Ещё не дождавшись реакции корреспондента, Достоевский настоятельно просит его озаботиться тем, чтобы в случае поступления малолетнего Паши Исаева в Павловский корпус (намерение не осуществилось) мальчик был бы забираем по воскресеньям в семейство брата, дабы это общение благотворным образом сказывалось на нравственности ребёнка. «Не объел же бы тебя бедненький сиротка. А за сиротку тебе Бог ещё больше подаст», – вдохновляет он своего адресата [716].

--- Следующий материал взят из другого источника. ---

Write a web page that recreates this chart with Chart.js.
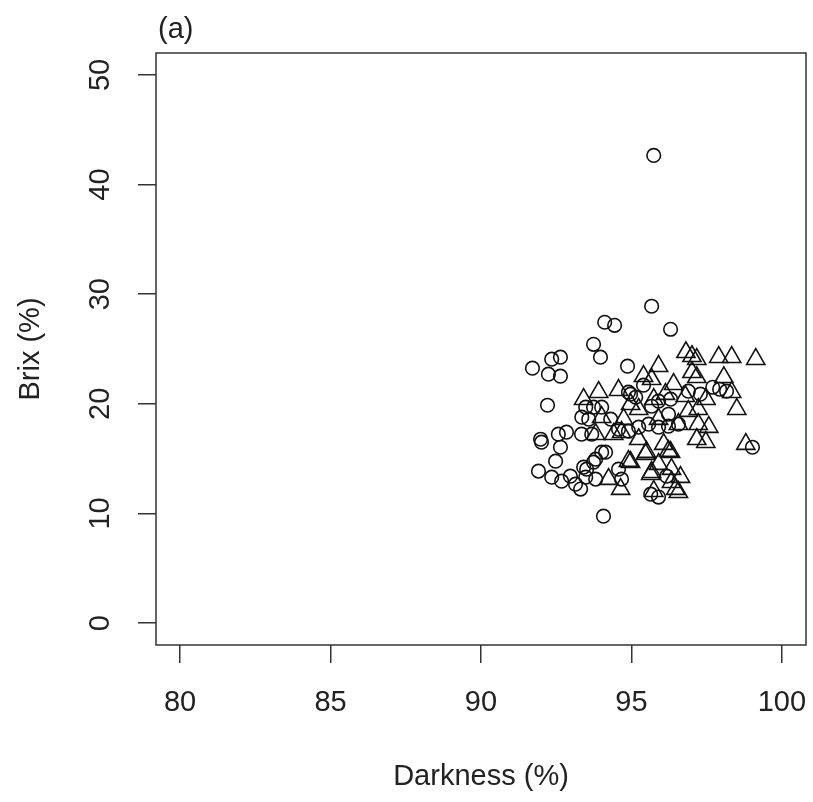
<!DOCTYPE html>
<html>
<head>
<meta charset="utf-8">
<script src="https://cdn.jsdelivr.net/npm/chart.js@4/dist/chart.umd.min.js"></script>
<style>
  body { margin: 0; background: #fff; }
  #wrap { width: 813px; height: 802px; }
</style>
</head>
<body>
<div id="wrap"><canvas id="brixChart" width="813" height="802"></canvas></div>
<script>
// circles (first group) - darkness %, brix %
const circleDark = [95.74, 95.67, 94.11, 94.44, 96.30, 93.74, 93.97, 92.35, 92.64, 91.71,
    92.24, 92.64, 94.87, 92.21, 97.70, 97.93, 98.16, 99.02, 91.98, 92.01,
    92.57, 92.84, 92.64, 93.34, 92.48, 94.01, 94.14, 91.91, 92.35, 92.68,
    92.97, 93.14, 93.31, 93.51, 93.74, 93.81, 93.48, 94.57, 94.67, 94.07,
    93.48, 93.74, 94.01, 93.35, 93.58, 93.68, 94.97, 95.14, 95.67, 95.90,
    95.57, 95.90, 96.23, 96.56, 95.24, 94.90, 96.30, 95.64, 95.90, 96.17,
    93.81, 93.41, 94.31, 94.57, 94.90, 96.89, 97.29, 95.40, 96.23];
const circleBrix = [42.66, 28.90, 27.44, 27.16, 26.80, 25.43, 24.25, 24.07, 24.25, 23.25,
    22.70, 22.52, 23.43, 19.87, 21.51, 21.33, 21.15, 16.04, 16.77, 16.50,
    17.23, 17.41, 16.04, 17.23, 14.77, 15.59, 15.59, 13.86, 13.31, 12.94,
    13.40, 12.67, 12.22, 14.04, 14.68, 13.13, 13.31, 14.04, 13.13, 9.75,
    19.69, 19.69, 19.69, 18.78, 18.60, 17.23, 20.88, 20.60, 19.78, 20.24,
    18.14, 17.87, 17.96, 18.14, 17.87, 21.06, 20.42, 11.76, 11.49, 13.40,
    14.95, 14.22, 18.60, 17.68, 17.50, 21.15, 20.88, 21.70, 19.05];

// triangles (second group)
const triDark = [96.81, 97.01, 97.17, 97.90, 98.33, 99.13, 98.07, 97.01, 97.17, 95.90,
    98.33, 98.50, 98.80, 97.17, 97.47, 97.57, 95.47, 96.30, 95.67, 96.33,
    96.63, 96.47, 95.74, 93.91, 94.57, 94.97, 95.40, 95.67, 93.81, 94.41,
    94.67, 94.90, 94.24, 94.64, 95.50, 96.23, 94.97, 95.64, 96.33, 96.56,
    95.90, 96.56, 96.89, 96.79, 96.13, 96.40, 97.22, 97.48, 95.24, 95.74,
    93.41, 95.24, 96.07, 97.22, 94.01, 94.74, 95.90];
const triBrix = [24.70, 24.34, 24.07, 24.25, 24.25, 24.07, 22.42, 22.88, 22.42, 23.43,
    21.06, 19.51, 16.32, 16.77, 16.50, 17.87, 15.41, 15.59, 13.76, 14.04,
    13.31, 12.22, 12.03, 21.06, 21.24, 19.96, 22.52, 22.24, 17.23, 17.23,
    17.41, 14.77, 13.13, 12.22, 15.59, 15.68, 14.68, 13.58, 12.85, 11.94,
    18.60, 18.14, 19.33, 20.69, 20.88, 21.79, 19.51, 20.42, 19.51, 20.42,
    20.42, 16.77, 16.32, 18.14, 18.78, 18.60, 14.50];

const xTicks = [80, 85, 90, 95, 100];
const yTicks = [0, 10, 20, 30, 40, 50];
const panelLabel = '(a)';

const FONT = 'Liberation Sans, Arial, sans-serif';
const INK = '#333';

function toPoints(xs, ys) {
    return xs.map((x, i) => ({ x: x, y: ys[i] }));
}

// box around the plot region + panel label
const framePlugin = {
    id: 'frame',
    afterDraw(chart) {
        const { ctx, chartArea } = chart;
        ctx.save();
        ctx.strokeStyle = INK;
        ctx.lineWidth = 1.5;
        ctx.strokeRect(chartArea.left, chartArea.top,
            chartArea.right - chartArea.left, chartArea.bottom - chartArea.top);
        ctx.fillStyle = '#222';
        ctx.font = '29px ' + FONT;
        ctx.textBaseline = 'middle';
        ctx.textAlign = 'left';
        ctx.fillText(panelLabel, chartArea.left + 2, 30);
        ctx.restore();
    }
};

const ctx = document.getElementById('brixChart').getContext('2d');
new Chart(ctx, {
    type: 'scatter',
    data: {
        datasets: [{
            data: toPoints(circleDark, circleBrix),
            pointStyle: 'circle',
            pointRadius: 6.8,
            borderColor: '#111',
            backgroundColor: 'rgba(0,0,0,0)',
            pointBorderWidth: 1.6
        }, {
            data: toPoints(triDark, triBrix),
            pointStyle: 'triangle',
            pointRadius: 10.5,
            borderColor: '#111',
            backgroundColor: 'rgba(0,0,0,0)',
            pointBorderWidth: 1.6
        }]
    },
    options: {
        responsive: false,
        animation: false,
        layout: { autoPadding: false, padding: { top: 53, right: 7, left: 0, bottom: 0 } },
        plugins: {
            legend: { display: false },
            tooltip: { enabled: false }
        },
        scales: {
            x: {
                type: 'linear',
                min: 79.2,
                max: 100.8,
                afterBuildTicks: s => { s.ticks = xTicks.map(v => ({ value: v })); },
                afterFit: s => { s.height = 157; s.paddingLeft = 0; s.paddingRight = 0; },
                border: { display: false },
                grid: { drawOnChartArea: false, drawTicks: true, tickLength: 18, color: INK, lineWidth: 1.5 },
                ticks: { color: '#222', font: { family: FONT, size: 29 }, padding: 23, maxRotation: 0 },
                title: { display: true, text: 'Darkness (%)', color: '#222', font: { family: FONT, size: 29 }, padding: { top: 0, bottom: 8 } }
            },
            y: {
                type: 'linear',
                min: -2,
                max: 52,
                afterBuildTicks: s => { s.ticks = yTicks.map(v => ({ value: v })); },
                afterFit: s => { s.width = 156; s.paddingTop = 0; s.paddingBottom = 0; },
                border: { display: false },
                grid: { drawOnChartArea: false, drawTicks: true, tickLength: 18, color: INK, lineWidth: 1.5 },
                ticks: { color: '#222', font: { family: FONT, size: 29 }, padding: 21, minRotation: 90, maxRotation: 90, crossAlign: 'center' },
                title: { display: true, text: 'Brix (%)', color: '#222', font: { family: FONT, size: 29 }, padding: { top: 14, bottom: 0 } }
            }
        }
    },
    plugins: [framePlugin]
});
</script>
</body>
</html>
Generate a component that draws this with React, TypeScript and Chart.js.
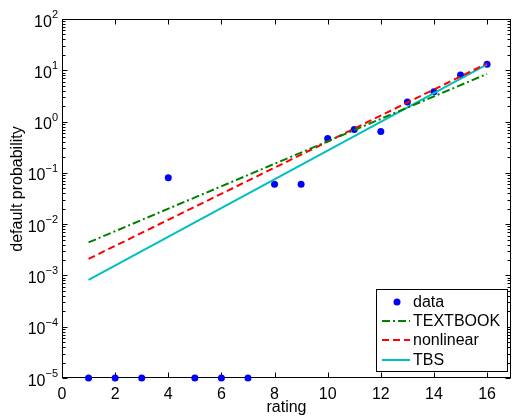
import { useEffect, useRef } from "react";
import { Chart, registerables } from "chart.js";

Chart.register(...registerables);

// Observed default rates per rating class (classes 1-3, 5-7 sit at the axis floor)
const ratings = [1, 2, 3, 4, 5, 6, 7, 8, 9, 10, 11, 12, 13, 14, 15, 16];
const defaultRates = [1e-5, 1e-5, 1e-5, 0.08, 1e-5, 1e-5, 1e-5, 0.06, 0.06, 0.47, 0.7, 0.64, 2.4, 3.8, 8.1, 13.1];

// Fitted curves, evaluated at the ends of the rating range
const fitRatings = [1, 16];
const textbookFit = [0.0044, 8.5];
const nonlinearFit = [0.0021, 13.6];
const tbsFit = [0.00082, 13.0];

const xTicks = [0, 2, 4, 6, 8, 10, 12, 14, 16];
const yExponents = [-5, -4, -3, -2, -1, 0, 1, 2];

const FONT = '"Liberation Sans", Arial, Helvetica, sans-serif';

const series = [
  { label: "data", kind: "point", color: "#0000ff", dash: [] as number[] },
  { label: "TEXTBOOK", kind: "line", color: "#008000", dash: [8, 3, 2, 3] },
  { label: "nonlinear", kind: "line", color: "#ff0000", dash: [7, 4] },
  { label: "TBS", kind: "line", color: "#00bfbf", dash: [] as number[] },
];

const toPoints = (xs: number[], ys: number[]) => xs.map((x, i) => ({ x, y: ys[i] }));

const framePlugin = {
  id: "frame",
  beforeDatasetsDraw(chart: any) {
    const { ctx, chartArea: a, scales } = chart;
    const xs = scales.x;
    const ys = scales.y;
    const L = Math.round(a.left) + 0.5;
    const R = Math.round(a.right) - 0.5;
    const T = Math.round(a.top) + 0.5;
    const B = Math.round(a.bottom) - 0.5;
    ctx.save();
    ctx.strokeStyle = "#000";
    ctx.lineWidth = 1;
    ctx.strokeRect(L, T, R - L, B - T);
    ctx.beginPath();
    for (const v of xTicks) {
      const px = Math.round(xs.getPixelForValue(v)) + 0.5;
      ctx.moveTo(px, B);
      ctx.lineTo(px, B - 5);
      ctx.moveTo(px, T);
      ctx.lineTo(px, T + 5);
    }
    for (const e of yExponents) {
      for (let k = 1; k <= 9; k++) {
        if (e === yExponents[yExponents.length - 1] && k > 1) break;
        const py = Math.round(ys.getPixelForValue(k * Math.pow(10, e))) + 0.5;
        const len = k === 1 ? 5 : 3;
        ctx.moveTo(L, py);
        ctx.lineTo(L + len, py);
        ctx.moveTo(R, py);
        ctx.lineTo(R - len, py);
      }
    }
    ctx.stroke();

    // tick labels
    ctx.fillStyle = "#000";
    ctx.font = `16px ${FONT}`;
    ctx.textAlign = "center";
    ctx.textBaseline = "alphabetic";
    for (const v of xTicks) {
      ctx.fillText(String(v), xs.getPixelForValue(v), 398.5);
    }
    for (const e of yExponents) {
      const py = ys.getPixelForValue(Math.pow(10, e));
      const expText = e < 0 ? "\u2212" + Math.abs(e) : String(e);
      ctx.font = `16px ${FONT}`;
      const wBase = ctx.measureText("10").width;
      ctx.font = `11px ${FONT}`;
      const wExp = ctx.measureText(expText).width;
      const start = 58 - wBase - wExp;
      ctx.textAlign = "left";
      ctx.font = `16px ${FONT}`;
      ctx.fillText("10", start, py + 7.5);
      ctx.font = `11px ${FONT}`;
      ctx.fillText(expText, start + wBase, py - 1);
    }

    // axis titles
    ctx.font = `16px ${FONT}`;
    ctx.textAlign = "center";
    ctx.fillText("rating", (a.left + a.right) / 2, 412);
    ctx.save();
    ctx.translate(18, 189);
    ctx.rotate(-Math.PI / 2);
    ctx.textBaseline = "middle";
    ctx.fillText("default probability", 0, 0);
    ctx.restore();
    ctx.restore();
  },
  afterDraw(chart: any) {
    const { ctx } = chart;
    ctx.save();
    ctx.fillStyle = "#fff";
    ctx.fillRect(376, 289, 131, 82);
    ctx.strokeStyle = "#000";
    ctx.lineWidth = 1;
    ctx.strokeRect(376.5, 289.5, 131, 82);
    const rows = [302, 321, 340, 360];
    series.forEach((s, i) => {
      const y = rows[i];
      if (s.kind === "point") {
        ctx.fillStyle = s.color;
        ctx.beginPath();
        ctx.arc(397, y, 3.5, 0, Math.PI * 2);
        ctx.fill();
      } else {
        ctx.strokeStyle = s.color;
        ctx.lineWidth = 2;
        ctx.setLineDash(s.dash);
        ctx.beginPath();
        ctx.moveTo(382, y);
        ctx.lineTo(410, y);
        ctx.stroke();
        ctx.setLineDash([]);
      }
      ctx.fillStyle = "#000";
      ctx.font = `16px ${FONT}`;
      ctx.textAlign = "left";
      ctx.textBaseline = "middle";
      ctx.fillText(s.label, 413, y + 1);
    });
    ctx.restore();
  },
};

export default function App() {
  const canvasRef = useRef<HTMLCanvasElement | null>(null);

  useEffect(() => {
    const canvas = canvasRef.current;
    if (!canvas) return;
    const lineSet = (i: number, ys: number[]) => ({
      label: series[i].label,
      data: toPoints(fitRatings, ys),
      showLine: true,
      borderColor: series[i].color,
      backgroundColor: series[i].color,
      borderWidth: 2,
      borderDash: series[i].dash,
      pointRadius: 0,
      pointHoverRadius: 0,
    });
    const chart = new Chart(canvas, {
      type: "scatter",
      data: {
        datasets: [
          lineSet(1, textbookFit),
          lineSet(2, nonlinearFit),
          lineSet(3, tbsFit),
          {
            label: series[0].label,
            data: toPoints(ratings, defaultRates),
            showLine: false,
            backgroundColor: series[0].color,
            borderColor: series[0].color,
            pointRadius: 3.5,
            pointBorderWidth: 0,
            clip: false,
          } as any,
        ],
      },
      options: {
        animation: false,
        responsive: true,
        maintainAspectRatio: false,
        layout: { padding: { top: 19, right: 1, left: 0, bottom: 0 } },
        plugins: { legend: { display: false }, tooltip: { enabled: false } },
        events: [],
        scales: {
          x: {
            type: "linear",
            min: 0,
            max: 16.9,
            grid: { display: false },
            border: { display: false },
            ticks: { display: false },
            afterFit: (s: any) => {
              s.height = 38;
            },
          },
          y: {
            type: "logarithmic",
            min: 1e-5,
            max: 100,
            grid: { display: false },
            border: { display: false },
            ticks: { display: false },
            afterFit: (s: any) => {
              s.width = 62;
            },
          },
        },
      },
      plugins: [framePlugin],
    });
    return () => chart.destroy();
  }, []);

  return (
    <div style={{ position: "fixed", left: 0, top: 0, width: 515, height: 416, background: "#fff" }}>
      <canvas ref={canvasRef} />
    </div>
  );
}
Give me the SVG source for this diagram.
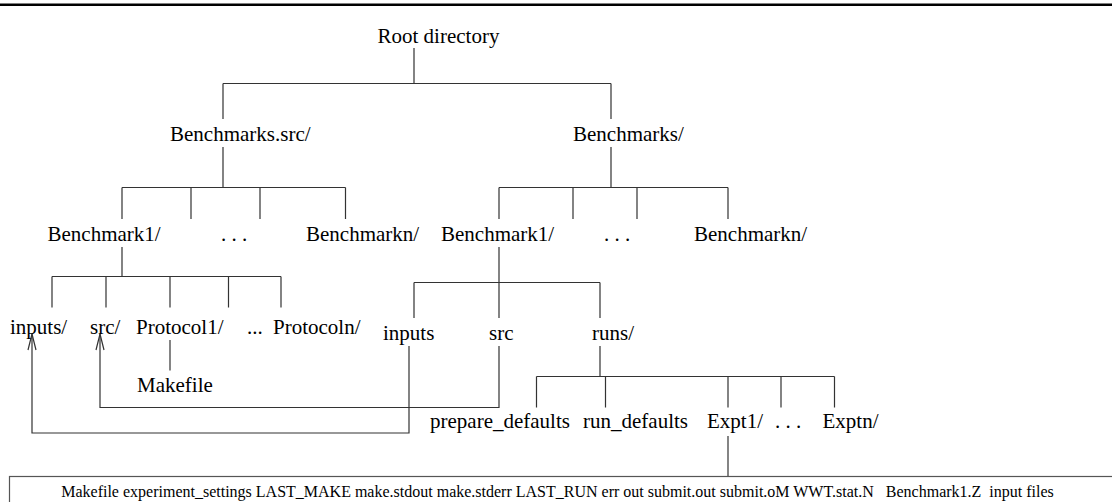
<svg xmlns="http://www.w3.org/2000/svg" width="1112" height="502" viewBox="0 0 1112 502">
<style>
text{font-family:"Liberation Serif","Times New Roman",serif;font-size:21px;fill:#000}
.small{font-size:16px}
.ln{fill:none;stroke:#333;stroke-width:1.2}
</style>
<defs>
<marker id="vhead" markerUnits="userSpaceOnUse" orient="auto" markerWidth="20" markerHeight="12" viewBox="-18 -6 20 12" refX="0" refY="0">
<path d="M-16,-4 L0,0 L-16,4" fill="none" stroke="#333" stroke-width="1.2"/>
</marker>
</defs>
<rect width="1112" height="502" fill="#fff"/>
<line x1="0" y1="4.8" x2="1112" y2="4.8" stroke="#000" stroke-width="2.4"/>
<g id="connectors" class="ln">
<path d="M414,48 V83.5 M223,83.5 H611 M223,83.5 V119 M611,83.5 V119"/>
<path d="M223,147 V187.5 M122,187.5 H345.5 M122,187.5 V219 M191,187.5 V219 M260,187.5 V219 M345.5,187.5 V219"/>
<path d="M611,147 V187.5 M499,187.5 H728 M499,187.5 V219 M573,187.5 V219 M637,187.5 V219 M728,187.5 V219"/>
<path d="M122,247 V276.5 M52,276.5 H281 M52,276.5 V307.5 M106,276.5 V307.5 M170,276.5 V307.5 M228.5,276.5 V307.5 M281,276.5 V307.5"/>
<path d="M170,340 V370.5"/>
<path d="M499,247 V318 M414,282.5 H600 M414,282.5 V318 M600,282.5 V318"/>
<path d="M600,346 V376.5 M536.5,376.5 H834.5 M536.5,376.5 V407.5 M605.5,376.5 V407.5 M728,376.5 V407.5 M781,376.5 V407.5 M834.5,376.5 V407.5"/>
<path d="M728,436 V476.5"/>
<path d="M409,346 V433 H32 V334" marker-end="url(#vhead)"/>
<path d="M499,346 V407.5 H100 V334" marker-end="url(#vhead)"/>
</g>
<g id="root"><text x="377.5" y="43">Root directory</text></g>
<g id="benchmarks-src"><text x="170" y="141">Benchmarks.src/</text></g>
<g id="benchmarks"><text x="573" y="141">Benchmarks/</text></g>
<g id="src-benchmark1"><text x="47.5" y="241">Benchmark1/</text></g>
<g id="src-dots"><text x="221" y="241">. . .</text></g>
<g id="src-benchmarkn"><text x="306" y="241">Benchmarkn/</text></g>
<g id="bm-benchmark1"><text x="441" y="241">Benchmark1/</text></g>
<g id="bm-dots"><text x="604" y="241">. . .</text></g>
<g id="bm-benchmarkn"><text x="694" y="241">Benchmarkn/</text></g>
<g id="src-inputs"><text x="10" y="334">inputs/</text></g>
<g id="src-src"><text x="90" y="334">src/</text></g>
<g id="protocol1"><text x="136" y="334">Protocol1/</text></g>
<g id="protocol-dots"><text x="247" y="334">...</text></g>
<g id="protocoln"><text x="273" y="334">Protocoln/</text></g>
<g id="makefile"><text x="137" y="391.5">Makefile</text></g>
<g id="bm-inputs"><text x="383" y="340">inputs</text></g>
<g id="bm-src"><text x="489" y="340">src</text></g>
<g id="runs"><text x="592" y="340">runs/</text></g>
<g id="prepare-defaults"><text x="430" y="428">prepare_defaults</text></g>
<g id="run-defaults"><text x="583" y="428">run_defaults</text></g>
<g id="expt1"><text x="707" y="428">Expt1/</text></g>
<g id="expt-dots"><text x="775" y="428">. . .</text></g>
<g id="exptn"><text x="822.5" y="428">Exptn/</text></g>
<g id="expt-files">
<rect x="9.5" y="476.5" width="1110" height="40" fill="none" stroke="#555" stroke-width="1.2"/>
<text class="small" x="557.5" y="497" text-anchor="middle" xml:space="preserve">Makefile experiment_settings LAST_MAKE make.stdout make.stderr LAST_RUN err out submit.out submit.oM WWT.stat.N   Benchmark1.Z  input files</text>
</g>
</svg>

Но это ещё не всё. Брат Фёдор с горячностью призывает брата Мишу написать незнакомой тому Марье Дмитриевне тёплое задушевное письмо – с изъявлением благодарности за её внимание к «бедному изгнаннику» и с готовностью в свою очередь «облегчить одиночество» её ребёнку, буде таковой окажется в Петербурге. Он простирает своё попечительство до того, что лёгким пером набрасывает подробный конспект (своего рода «рыбу») этого почти что родственного послания, после чего великодушно доверяет брату «покороче и получше» составить окончательный текст.
Отговаривая брата Фёдора от женитьбы, Михаил Михайлович прибегает ещё к одному неотразимому, как ему кажется, аргументу: «…Тебе 35 лет, но этого-то я и боюсь, мой бесценный. В эти годы уже нет той энергии. Тело просит покоя и удобств» [717].
Достоевский хорошо запомнит это братское назидание. (Интересно, что говорилось бы Михаилом Михайловичем через одиннадцать лет – доживи он до новой свадьбы своего корреспондента!) Спустя полгода, сообщая ему о предстоящей женитьбе («не пробуй меня отговаривать… Решенье моё неизменимо »), Достоевский добавляет: «Я уверен, ты скажешь, что в 36 лет тело просит уже покоя, а тяжело навязывать себе обузу. На это я ничего отвечать не буду» [718]. Надо думать, сей реприманд навсегда отвратил тонко чувствующего Михаила Михайловича от дачи подобных советов.
Позднее старший будет исправно выполнять семейственные поручения младшего брата, как то: приискание шляпки для Марьи Дмитриевны, пока супруги ждут в Твери разрешения на въезд в Петербург (куда, кстати, таганрогская уроженка въезжает впервые). «Шляпка должна быть серенькая или сиреневая, безо всяких украшений и цац, без цветов, одним словом, как можно проще, дешевле и изящнее (отнюдь не белая) – расхожая в полном смысле слова ». При этом строго указывается, что ленты необходимы исключительно «с продольными мелкими полосками серенькими и беленькими» [719].